Openclaw makes this all a lot easier than other services to date, and that's the value it provided so drastically. That specific use-case may be too simple for enterprise use, but can be very effective for non-tech enthusiasts that have their own resources.

Expanding from that use-case are event-based triggers for emails to auto-reply emails from models that have all your notes as context, researching market headlines and articles to get a morning report for stocks (even connecting to APIs to probably do some trading for you..), the list goes on to anything that can trigger from an event or time to trigger an agent to spin up.

The other facet is the agent creation. Agents have gone from being needed to train extensively on enterprise software to be trained on corpus and training data, to now being able to store context much more effectively (note- not efficiently because it consumes tokens at abysmal rates), and instead shifting the training paradigm to users being able to trains specific subagents on specific tasks.

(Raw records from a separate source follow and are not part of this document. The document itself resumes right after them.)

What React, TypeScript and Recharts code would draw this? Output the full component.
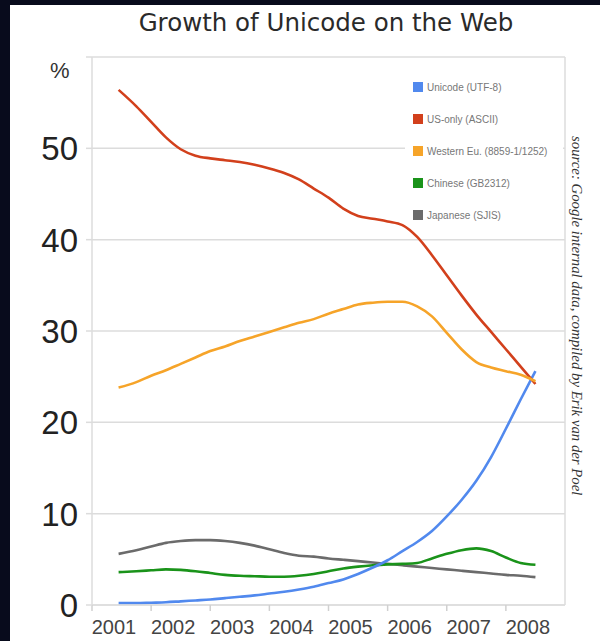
import React from "react";
import { LineChart, Line, XAxis, YAxis, CartesianGrid, ReferenceLine } from "recharts";

const times = [2001.45, 2001.75, 2002, 2002.25, 2002.5, 2002.75, 2003, 2003.25, 2003.5, 2003.75, 2004, 2004.25, 2004.5, 2004.75, 2005, 2005.25, 2005.5, 2005.75, 2006, 2006.25, 2006.5, 2006.75, 2007, 2007.25, 2007.5, 2007.75, 2008, 2008.25, 2008.5];
const unicode = [0.2, 0.2, 0.25, 0.3, 0.4, 0.5, 0.6, 0.75, 0.9, 1.05, 1.25, 1.45, 1.7, 2.0, 2.4, 2.8, 3.4, 4.1, 4.9, 5.9, 6.9, 8.1, 9.7, 11.5, 13.6, 16.2, 19.3, 22.5, 25.6];
const usOnly = [56.4, 54.6, 52.9, 51.2, 49.9, 49.2, 48.9, 48.7, 48.5, 48.2, 47.8, 47.3, 46.6, 45.6, 44.6, 43.4, 42.6, 42.3, 42.0, 41.6, 40.3, 38.3, 36.1, 33.9, 31.8, 29.9, 28.0, 26.1, 24.2];
const western = [23.8, 24.4, 25.1, 25.7, 26.4, 27.1, 27.8, 28.3, 28.9, 29.4, 29.9, 30.4, 30.9, 31.3, 31.9, 32.4, 32.9, 33.1, 33.2, 33.2, 32.7, 31.6, 29.8, 28.0, 26.6, 26.0, 25.6, 25.2, 24.5];
const chinese = [3.6, 3.7, 3.8, 3.9, 3.85, 3.7, 3.5, 3.3, 3.2, 3.15, 3.1, 3.1, 3.2, 3.4, 3.7, 4.0, 4.2, 4.35, 4.45, 4.5, 4.6, 5.1, 5.6, 6.0, 6.2, 5.9, 5.2, 4.6, 4.4];
const japanese = [5.6, 6.0, 6.4, 6.8, 7.0, 7.1, 7.1, 7.0, 6.8, 6.5, 6.1, 5.7, 5.4, 5.3, 5.1, 4.95, 4.8, 4.65, 4.5, 4.35, 4.2, 4.05, 3.9, 3.75, 3.6, 3.45, 3.3, 3.2, 3.05];

const xTicks = [2001, 2002, 2003, 2004, 2005, 2006, 2007, 2008];
const yTicks = [0, 10, 20, 30, 40, 50, 60];

const seriesNames = ["Unicode (UTF-8)", "US-only (ASCII)", "Western Eu. (8859-1/1252)", "Chinese (GB2312)", "Japanese (SJIS)"];
const seriesKeys = ["unicode", "usOnly", "western", "chinese", "japanese"];
const seriesColors = ["#5189ee", "#d2401c", "#f6a429", "#1a931a", "#6b6b6b"];

const data = times.map((t, i) => ({
  t,
  unicode: unicode[i],
  usOnly: usOnly[i],
  western: western[i],
  chinese: chinese[i],
  japanese: japanese[i],
}));

const XTick = (props: any) => {
  const { x, y, payload } = props;
  return (
    <text x={x + 22} y={y + 21} textAnchor="middle" fontSize={20} fill="#444" fontFamily="Liberation Sans, Arial, sans-serif">
      {payload.value}
    </text>
  );
};

const YTick = (props: any) => {
  const { x, y, payload } = props;
  if (payload.value === 60) return null;
  return (
    <text x={x - 6} y={y + 12} textAnchor="end" fontSize={33} fill="#222" fontFamily="Liberation Sans, Arial, sans-serif">
      {payload.value}
    </text>
  );
};

const LegendBox = () => (
  <div style={{ position: "absolute", left: 405, top: 74, background: "#fff", width: 158, height: 148 }}>
    {seriesNames.map((n, i) => (
      <div key={n} style={{ position: "absolute", left: 8, top: 7 + i * 32, display: "flex", alignItems: "center", height: 12 }}>
        <div style={{ width: 10, height: 10, background: seriesColors[i], marginRight: 4 }} />
        <span style={{ fontSize: 10, color: "#777", fontFamily: "Liberation Sans, Arial, sans-serif", whiteSpace: "nowrap" }}>{n}</span>
      </div>
    ))}
  </div>
);

export default function App() {
  const order = [4, 3, 0, 1, 2];
  return (
    <div style={{ position: "fixed", left: 0, top: 0, width: 600, height: 641, background: "#080b1c", overflow: "hidden" }}>
      <div style={{ position: "absolute", left: 10, top: 5, width: 590, height: 636, background: "#fff" }} />
      <div style={{ position: "absolute", left: 0, top: 0 }}>
        <LineChart width={600} height={641} data={data} margin={{ top: 57, right: 35, bottom: 0, left: 0 }}>
          <CartesianGrid horizontal={true} vertical={false} stroke="#dcdcdc" strokeWidth={1.5} />
          <XAxis
            dataKey="t"
            type="number"
            domain={[2001, 2009]}
            ticks={xTicks}
            height={36}
            tick={<XTick />}
            tickSize={6}
            axisLine={{ stroke: "#dcdcdc", strokeWidth: 1.5 }}
            tickLine={{ stroke: "#d0d0d0", strokeWidth: 1.5 }}
            interval={0}
          />
          <YAxis
            type="number"
            domain={[0, 60]}
            ticks={yTicks}
            width={92}
            tick={<YTick />}
            tickSize={6}
            axisLine={{ stroke: "#dcdcdc", strokeWidth: 1.5 }}
            tickLine={{ stroke: "#dcdcdc", strokeWidth: 1.5 }}
            interval={0}
          />
          <ReferenceLine x={2009} stroke="#dcdcdc" strokeWidth={1.5} />
          {order.map((i) => (
            <Line
              key={seriesKeys[i]}
              dataKey={seriesKeys[i]}
              name={seriesNames[i]}
              type="monotone"
              stroke={seriesColors[i]}
              strokeWidth={2.6}
              dot={false}
              isAnimationActive={false}
            />
          ))}
        </LineChart>
      </div>
      <LegendBox />
      <div style={{ position: "absolute", left: 0, width: 652, top: 8, textAlign: "center", fontSize: 24.5, color: "#2a2a2a", fontFamily: "DejaVu Sans, Verdana, sans-serif" }}>
        Growth of Unicode on the Web
      </div>
      <div style={{ position: "absolute", left: 50, top: 58, fontSize: 22, color: "#333", fontFamily: "Liberation Sans, Arial, sans-serif" }}>%</div>
      <div style={{ position: "absolute", left: 568, top: 136, writingMode: "vertical-rl", fontSize: 14.8, fontStyle: "italic", color: "#333", fontFamily: "Liberation Serif, Times New Roman, serif", whiteSpace: "nowrap" }}>
        source: Google internal data, compiled by Erik van der Poel
      </div>
    </div>
  );
}
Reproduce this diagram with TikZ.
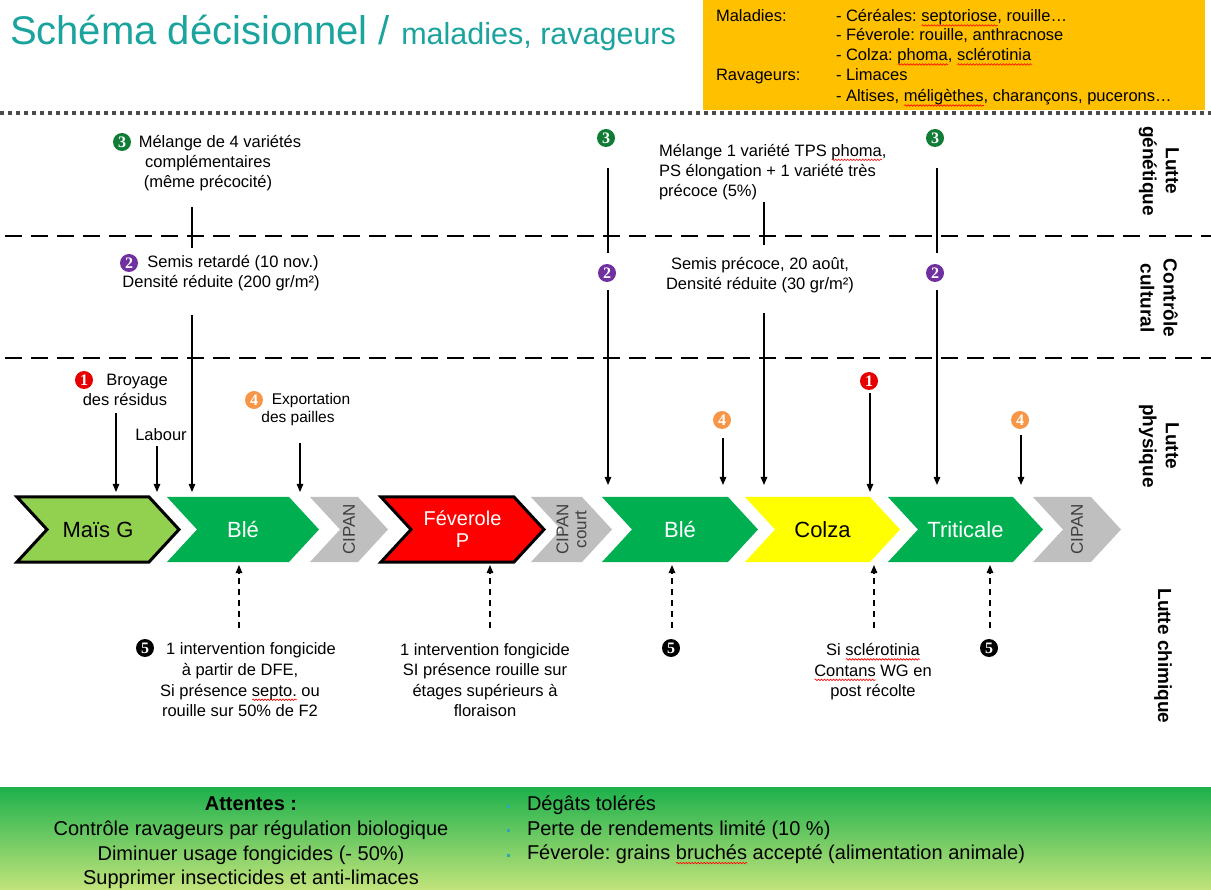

Subagents are critical for effectiveness and efficiency, though. Effectiveness because you're giving the subagent its only context needed, so its not misconstruing old conversations, old desires, old wants. Efficient because models are transferring whole conversation windows to store context, and the context window gets blown out and you get either expensive API calls on cloud models or longer thinking times on local models. So, when you spin up a subagent to investigate logs of 30 docker containers, that subagent is sacrificial because it reviews all of those logs, digests key areas, and regurgitates only what's needed, returns that, and terminates. So, if your in a main session, your main session doesn't blow the context window and then continue moving that same context back and forth between every turn in the conversation, instead that context and that token usage dies with the subagent.